[start]
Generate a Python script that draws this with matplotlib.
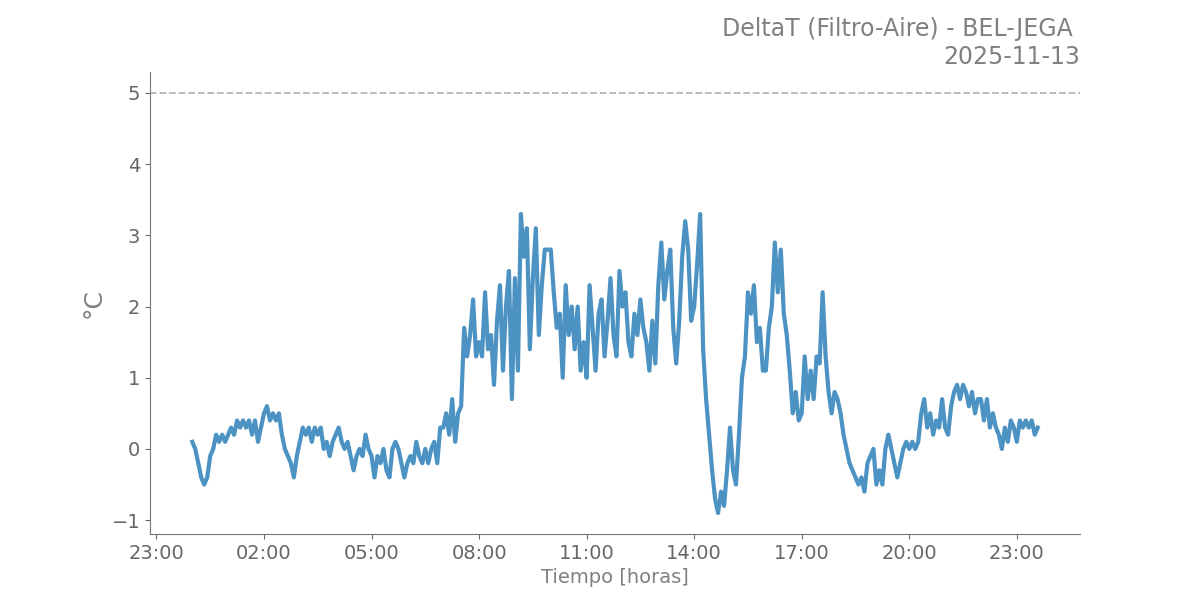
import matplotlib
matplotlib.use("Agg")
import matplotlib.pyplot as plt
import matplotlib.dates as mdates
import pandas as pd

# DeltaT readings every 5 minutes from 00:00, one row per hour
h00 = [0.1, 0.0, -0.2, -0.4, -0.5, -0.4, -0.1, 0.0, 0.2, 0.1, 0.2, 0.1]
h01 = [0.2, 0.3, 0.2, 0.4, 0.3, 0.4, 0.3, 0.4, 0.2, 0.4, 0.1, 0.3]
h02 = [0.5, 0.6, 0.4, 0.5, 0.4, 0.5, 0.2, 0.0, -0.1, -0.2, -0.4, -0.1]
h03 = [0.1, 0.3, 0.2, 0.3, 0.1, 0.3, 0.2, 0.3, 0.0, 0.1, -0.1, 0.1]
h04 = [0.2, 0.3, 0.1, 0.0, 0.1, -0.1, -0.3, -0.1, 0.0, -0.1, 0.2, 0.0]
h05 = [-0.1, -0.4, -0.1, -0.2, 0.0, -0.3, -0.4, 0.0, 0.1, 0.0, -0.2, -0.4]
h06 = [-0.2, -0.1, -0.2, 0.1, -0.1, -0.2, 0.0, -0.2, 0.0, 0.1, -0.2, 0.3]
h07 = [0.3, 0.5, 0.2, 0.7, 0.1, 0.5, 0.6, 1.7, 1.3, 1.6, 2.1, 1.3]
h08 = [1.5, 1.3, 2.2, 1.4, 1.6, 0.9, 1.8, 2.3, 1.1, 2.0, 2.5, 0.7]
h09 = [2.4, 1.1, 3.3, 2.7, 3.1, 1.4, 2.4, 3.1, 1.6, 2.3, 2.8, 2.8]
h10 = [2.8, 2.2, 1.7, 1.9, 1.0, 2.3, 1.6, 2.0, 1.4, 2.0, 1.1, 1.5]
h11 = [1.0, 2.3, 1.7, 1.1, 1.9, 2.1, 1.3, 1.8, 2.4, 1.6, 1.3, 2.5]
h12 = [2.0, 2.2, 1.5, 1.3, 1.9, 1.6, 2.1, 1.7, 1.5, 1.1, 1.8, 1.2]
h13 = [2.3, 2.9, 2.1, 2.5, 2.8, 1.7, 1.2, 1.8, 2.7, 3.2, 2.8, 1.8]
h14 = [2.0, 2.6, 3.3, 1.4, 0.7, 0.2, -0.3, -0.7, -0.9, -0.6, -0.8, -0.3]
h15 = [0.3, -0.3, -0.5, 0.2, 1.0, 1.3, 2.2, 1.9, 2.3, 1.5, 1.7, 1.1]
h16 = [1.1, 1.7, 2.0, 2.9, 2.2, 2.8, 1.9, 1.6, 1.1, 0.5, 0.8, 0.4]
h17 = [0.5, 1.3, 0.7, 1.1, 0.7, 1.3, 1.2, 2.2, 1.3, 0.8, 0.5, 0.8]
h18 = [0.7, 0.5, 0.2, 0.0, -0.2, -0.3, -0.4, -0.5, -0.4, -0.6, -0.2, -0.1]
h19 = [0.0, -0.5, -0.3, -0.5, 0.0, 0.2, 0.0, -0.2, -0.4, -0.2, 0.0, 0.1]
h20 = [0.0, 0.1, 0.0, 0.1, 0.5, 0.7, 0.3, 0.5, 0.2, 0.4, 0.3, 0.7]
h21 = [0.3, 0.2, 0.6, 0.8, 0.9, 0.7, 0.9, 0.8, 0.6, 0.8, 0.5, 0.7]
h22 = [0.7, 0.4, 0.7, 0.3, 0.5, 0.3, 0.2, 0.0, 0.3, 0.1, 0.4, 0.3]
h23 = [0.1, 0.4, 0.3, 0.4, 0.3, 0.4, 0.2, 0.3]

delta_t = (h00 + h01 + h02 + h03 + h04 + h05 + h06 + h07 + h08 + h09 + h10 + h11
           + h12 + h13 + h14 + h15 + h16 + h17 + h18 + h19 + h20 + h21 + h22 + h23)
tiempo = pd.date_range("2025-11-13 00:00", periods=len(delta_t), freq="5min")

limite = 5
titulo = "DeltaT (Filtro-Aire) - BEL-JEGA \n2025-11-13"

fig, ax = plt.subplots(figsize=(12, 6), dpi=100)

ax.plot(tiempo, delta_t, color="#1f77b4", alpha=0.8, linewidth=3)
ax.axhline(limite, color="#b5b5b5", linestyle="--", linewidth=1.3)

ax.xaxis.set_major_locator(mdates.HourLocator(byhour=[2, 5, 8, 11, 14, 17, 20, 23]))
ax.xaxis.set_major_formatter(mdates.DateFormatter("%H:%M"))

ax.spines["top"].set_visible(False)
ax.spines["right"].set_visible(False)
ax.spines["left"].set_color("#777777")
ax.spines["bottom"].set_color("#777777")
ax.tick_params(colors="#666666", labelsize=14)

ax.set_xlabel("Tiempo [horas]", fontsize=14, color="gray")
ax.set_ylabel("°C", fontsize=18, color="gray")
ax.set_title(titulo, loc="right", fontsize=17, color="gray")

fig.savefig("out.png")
[end]
To be done: Extract, word for word, each line from the top of the data down to and including the line with "import pandas as pd"; skip the pictures.

Task result:
Generate a Python script that draws this with matplotlib.
import matplotlib
matplotlib.use("Agg")
import matplotlib.pyplot as plt
import matplotlib.dates as mdates
import pandas as pd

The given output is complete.